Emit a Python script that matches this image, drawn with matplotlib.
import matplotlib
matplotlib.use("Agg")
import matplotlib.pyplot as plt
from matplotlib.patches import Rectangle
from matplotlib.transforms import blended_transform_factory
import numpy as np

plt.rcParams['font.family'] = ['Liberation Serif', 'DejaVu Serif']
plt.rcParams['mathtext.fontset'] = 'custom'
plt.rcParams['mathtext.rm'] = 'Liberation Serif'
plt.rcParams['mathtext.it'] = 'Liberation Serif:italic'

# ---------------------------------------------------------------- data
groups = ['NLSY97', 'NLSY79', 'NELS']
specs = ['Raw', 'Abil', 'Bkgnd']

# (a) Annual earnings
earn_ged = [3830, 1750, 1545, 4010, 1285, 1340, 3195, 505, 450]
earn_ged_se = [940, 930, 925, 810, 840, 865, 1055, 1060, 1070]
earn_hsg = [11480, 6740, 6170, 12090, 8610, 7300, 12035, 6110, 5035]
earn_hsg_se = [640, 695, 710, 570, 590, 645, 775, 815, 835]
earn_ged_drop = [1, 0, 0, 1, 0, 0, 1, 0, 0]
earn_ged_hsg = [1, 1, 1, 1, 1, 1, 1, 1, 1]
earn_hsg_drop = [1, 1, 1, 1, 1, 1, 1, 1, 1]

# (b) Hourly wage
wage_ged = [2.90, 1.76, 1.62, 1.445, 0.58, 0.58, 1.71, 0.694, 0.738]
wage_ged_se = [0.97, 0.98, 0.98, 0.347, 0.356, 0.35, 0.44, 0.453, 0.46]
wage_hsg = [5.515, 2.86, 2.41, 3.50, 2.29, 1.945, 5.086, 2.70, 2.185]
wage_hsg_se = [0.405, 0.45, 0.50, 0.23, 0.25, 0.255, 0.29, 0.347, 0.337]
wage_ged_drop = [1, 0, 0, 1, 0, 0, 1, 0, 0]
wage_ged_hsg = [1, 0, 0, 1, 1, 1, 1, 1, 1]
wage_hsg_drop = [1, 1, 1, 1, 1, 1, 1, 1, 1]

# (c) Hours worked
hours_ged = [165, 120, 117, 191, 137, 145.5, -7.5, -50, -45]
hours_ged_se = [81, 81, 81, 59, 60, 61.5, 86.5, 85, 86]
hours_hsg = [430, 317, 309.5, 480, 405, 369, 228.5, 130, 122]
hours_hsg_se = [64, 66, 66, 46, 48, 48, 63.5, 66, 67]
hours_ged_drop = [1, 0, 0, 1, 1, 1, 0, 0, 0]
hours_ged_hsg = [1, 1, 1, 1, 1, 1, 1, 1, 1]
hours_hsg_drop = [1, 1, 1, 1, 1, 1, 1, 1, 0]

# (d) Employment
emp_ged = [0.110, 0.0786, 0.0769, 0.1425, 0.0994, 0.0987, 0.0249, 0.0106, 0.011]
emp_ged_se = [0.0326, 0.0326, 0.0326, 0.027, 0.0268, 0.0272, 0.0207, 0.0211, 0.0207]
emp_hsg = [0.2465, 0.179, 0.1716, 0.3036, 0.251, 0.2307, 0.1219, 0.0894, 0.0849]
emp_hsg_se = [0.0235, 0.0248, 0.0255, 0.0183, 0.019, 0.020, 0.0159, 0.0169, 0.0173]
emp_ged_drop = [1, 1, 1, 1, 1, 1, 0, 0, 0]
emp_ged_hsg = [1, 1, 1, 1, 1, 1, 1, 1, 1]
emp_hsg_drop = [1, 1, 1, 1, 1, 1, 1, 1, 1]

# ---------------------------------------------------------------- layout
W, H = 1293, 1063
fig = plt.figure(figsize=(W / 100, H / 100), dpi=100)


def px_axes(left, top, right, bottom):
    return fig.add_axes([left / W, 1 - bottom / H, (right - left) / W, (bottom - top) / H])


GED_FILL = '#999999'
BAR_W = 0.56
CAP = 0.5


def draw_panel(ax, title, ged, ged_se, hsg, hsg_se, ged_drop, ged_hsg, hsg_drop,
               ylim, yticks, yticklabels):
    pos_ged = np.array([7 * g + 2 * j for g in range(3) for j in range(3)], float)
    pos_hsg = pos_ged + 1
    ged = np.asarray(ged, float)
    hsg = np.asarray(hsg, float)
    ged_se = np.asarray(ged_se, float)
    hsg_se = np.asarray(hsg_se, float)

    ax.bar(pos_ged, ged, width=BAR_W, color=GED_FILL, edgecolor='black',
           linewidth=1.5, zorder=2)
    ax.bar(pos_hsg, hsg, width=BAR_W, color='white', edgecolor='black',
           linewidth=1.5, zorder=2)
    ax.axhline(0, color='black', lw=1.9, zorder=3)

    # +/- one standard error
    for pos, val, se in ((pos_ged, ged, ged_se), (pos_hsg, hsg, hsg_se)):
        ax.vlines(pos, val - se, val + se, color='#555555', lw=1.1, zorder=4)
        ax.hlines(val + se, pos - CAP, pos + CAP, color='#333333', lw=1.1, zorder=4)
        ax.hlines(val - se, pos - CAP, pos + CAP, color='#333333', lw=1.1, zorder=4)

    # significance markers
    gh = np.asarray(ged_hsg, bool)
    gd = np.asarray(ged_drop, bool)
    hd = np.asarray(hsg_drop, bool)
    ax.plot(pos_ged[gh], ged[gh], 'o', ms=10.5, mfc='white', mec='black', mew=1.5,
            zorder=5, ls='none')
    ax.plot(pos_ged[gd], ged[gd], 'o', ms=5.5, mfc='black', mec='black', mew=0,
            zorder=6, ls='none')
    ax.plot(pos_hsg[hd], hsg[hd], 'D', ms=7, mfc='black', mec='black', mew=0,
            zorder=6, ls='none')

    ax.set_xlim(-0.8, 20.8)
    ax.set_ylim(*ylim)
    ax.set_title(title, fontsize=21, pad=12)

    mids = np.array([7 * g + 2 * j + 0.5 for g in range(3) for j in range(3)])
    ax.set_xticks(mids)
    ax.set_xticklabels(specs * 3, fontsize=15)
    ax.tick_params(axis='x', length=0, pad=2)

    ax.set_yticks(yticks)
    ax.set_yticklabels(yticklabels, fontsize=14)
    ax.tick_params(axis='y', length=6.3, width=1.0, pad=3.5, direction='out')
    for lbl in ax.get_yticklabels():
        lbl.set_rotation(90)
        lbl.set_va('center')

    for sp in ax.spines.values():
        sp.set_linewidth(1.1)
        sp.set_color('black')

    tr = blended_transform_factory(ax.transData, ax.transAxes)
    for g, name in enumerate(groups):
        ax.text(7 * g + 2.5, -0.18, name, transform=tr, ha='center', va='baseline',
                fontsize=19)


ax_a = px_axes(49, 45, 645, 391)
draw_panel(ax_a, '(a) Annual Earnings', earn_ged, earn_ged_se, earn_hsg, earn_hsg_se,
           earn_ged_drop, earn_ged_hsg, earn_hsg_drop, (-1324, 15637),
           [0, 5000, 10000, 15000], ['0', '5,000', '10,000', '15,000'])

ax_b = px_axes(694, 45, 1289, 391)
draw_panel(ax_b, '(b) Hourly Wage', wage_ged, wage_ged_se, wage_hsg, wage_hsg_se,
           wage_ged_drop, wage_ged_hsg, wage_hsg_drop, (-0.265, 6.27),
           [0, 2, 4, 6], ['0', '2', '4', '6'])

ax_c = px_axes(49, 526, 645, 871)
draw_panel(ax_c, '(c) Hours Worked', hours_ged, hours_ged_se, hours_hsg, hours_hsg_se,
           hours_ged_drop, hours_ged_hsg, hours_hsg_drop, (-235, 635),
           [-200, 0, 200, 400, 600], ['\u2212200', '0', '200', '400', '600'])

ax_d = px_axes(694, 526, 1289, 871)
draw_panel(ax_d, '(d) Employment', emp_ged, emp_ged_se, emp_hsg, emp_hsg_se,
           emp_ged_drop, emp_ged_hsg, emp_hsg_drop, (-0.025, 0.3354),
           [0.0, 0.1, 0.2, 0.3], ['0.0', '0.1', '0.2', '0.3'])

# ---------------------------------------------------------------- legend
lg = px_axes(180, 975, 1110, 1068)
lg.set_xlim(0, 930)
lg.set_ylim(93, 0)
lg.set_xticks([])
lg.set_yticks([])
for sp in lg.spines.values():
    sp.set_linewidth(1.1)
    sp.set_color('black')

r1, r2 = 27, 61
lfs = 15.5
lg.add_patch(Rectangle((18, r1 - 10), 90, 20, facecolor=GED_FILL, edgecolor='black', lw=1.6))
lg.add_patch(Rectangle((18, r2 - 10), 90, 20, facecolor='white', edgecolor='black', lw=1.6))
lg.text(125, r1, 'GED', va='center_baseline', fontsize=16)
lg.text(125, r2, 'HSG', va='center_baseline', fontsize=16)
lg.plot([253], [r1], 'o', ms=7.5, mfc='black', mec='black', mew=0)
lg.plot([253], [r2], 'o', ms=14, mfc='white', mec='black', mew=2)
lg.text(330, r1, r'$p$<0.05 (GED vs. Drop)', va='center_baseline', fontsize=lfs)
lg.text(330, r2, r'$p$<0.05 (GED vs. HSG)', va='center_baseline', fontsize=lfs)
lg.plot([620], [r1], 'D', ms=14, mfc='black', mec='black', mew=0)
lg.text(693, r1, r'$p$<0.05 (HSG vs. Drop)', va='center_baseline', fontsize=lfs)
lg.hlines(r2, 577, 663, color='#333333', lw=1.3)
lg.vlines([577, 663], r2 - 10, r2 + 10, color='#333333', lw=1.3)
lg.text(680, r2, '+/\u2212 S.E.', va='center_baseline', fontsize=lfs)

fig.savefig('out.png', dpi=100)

☆ ☆ ☆ ☆ ☆

→ WHAT IS REQUIRED: Print, please, the lines from the first line of the material through the line that contains "specs = ['Raw', 'Abil', 'Bkgnd']", exactly as written and with nothing added.

→ TASK ANSWER:
Emit a Python script that matches this image, drawn with matplotlib.
import matplotlib
matplotlib.use("Agg")
import matplotlib.pyplot as plt
from matplotlib.patches import Rectangle
from matplotlib.transforms import blended_transform_factory
import numpy as np

plt.rcParams['font.family'] = ['Liberation Serif', 'DejaVu Serif']
plt.rcParams['mathtext.fontset'] = 'custom'
plt.rcParams['mathtext.rm'] = 'Liberation Serif'
plt.rcParams['mathtext.it'] = 'Liberation Serif:italic'

# ---------------------------------------------------------------- data
groups = ['NLSY97', 'NLSY79', 'NELS']
specs = ['Raw', 'Abil', 'Bkgnd']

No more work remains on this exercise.